E.A. Crunden Reporter, ThinkProgress

The Department of the Interior (DOI) is rolling back offshore drilling safety protections put in place after the 2010 BP Deepwater Horizon disaster, the worst oil spill in U.S. history. The announcement comes as the Trump administration’s coastal fossil fuel ambitions are under intense scrutiny following legal setbacks and bipartisan opposition.

Months after it first announced the weakening of safety rules, DOI on Thursday unveiled its final plan in Port Fourchon, Louisiana, an area deeply connected to offshore drilling. The seaport is the country’s leading service point for the majority of Gulf drilling activities.

In a statement, Interior Secretary David Bernhardt said the move would alleviate “unnecessary regulatory burdens while maintaining safety and environmental protection offshore.”

The Obama-era regulations were finalized in 2016 after six years of development. The stricter rules came in response to the BP disaster, which killed 11 people and spilled at least 4.9 million barrels of crude oil into the Gulf of Mexico, devastating coastal communities and destroying wildlife. The rules imposed stricter requirements on equipment, including blowout preventers, among other measures.
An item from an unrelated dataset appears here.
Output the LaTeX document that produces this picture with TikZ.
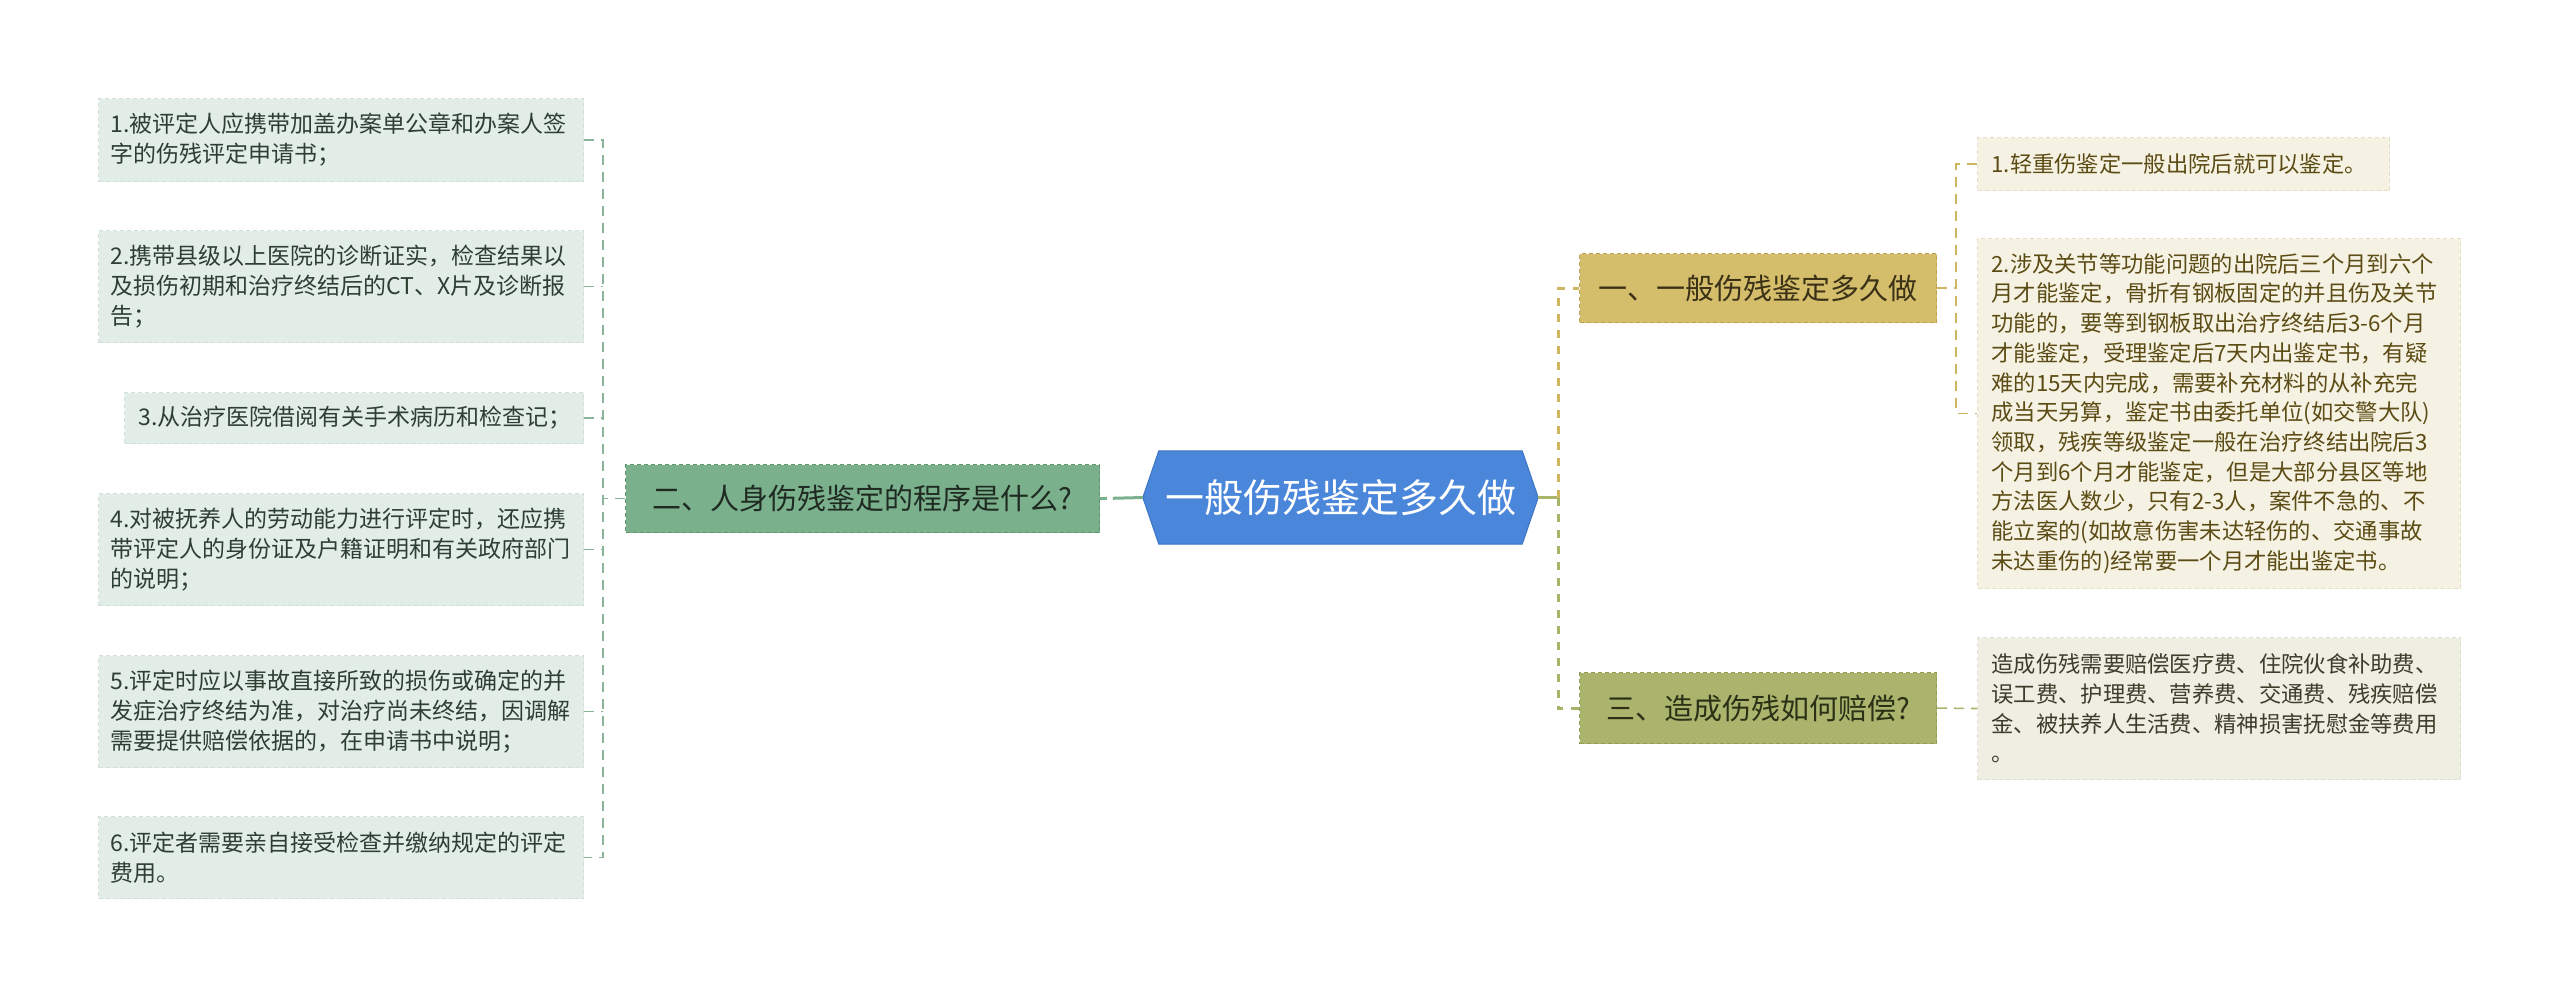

The rollback weakens those regulations in addition to allowing third-party companies to inspect equipment, rather than government officials, and would also extend the period between inspections. Moreover, companies are no longer required to alert the Bureau of Safety and Environmental Enforcement (BSEE) after “false alarms” associated with production.

Environmental groups and safety advocates have argued that the rules have been critical to protecting workers and the environment. Offshore drilling is one of the most dangerous occupations and groups like the Southern Environmental Law Center (SELC) have strongly opposed efforts to weaken the regulations.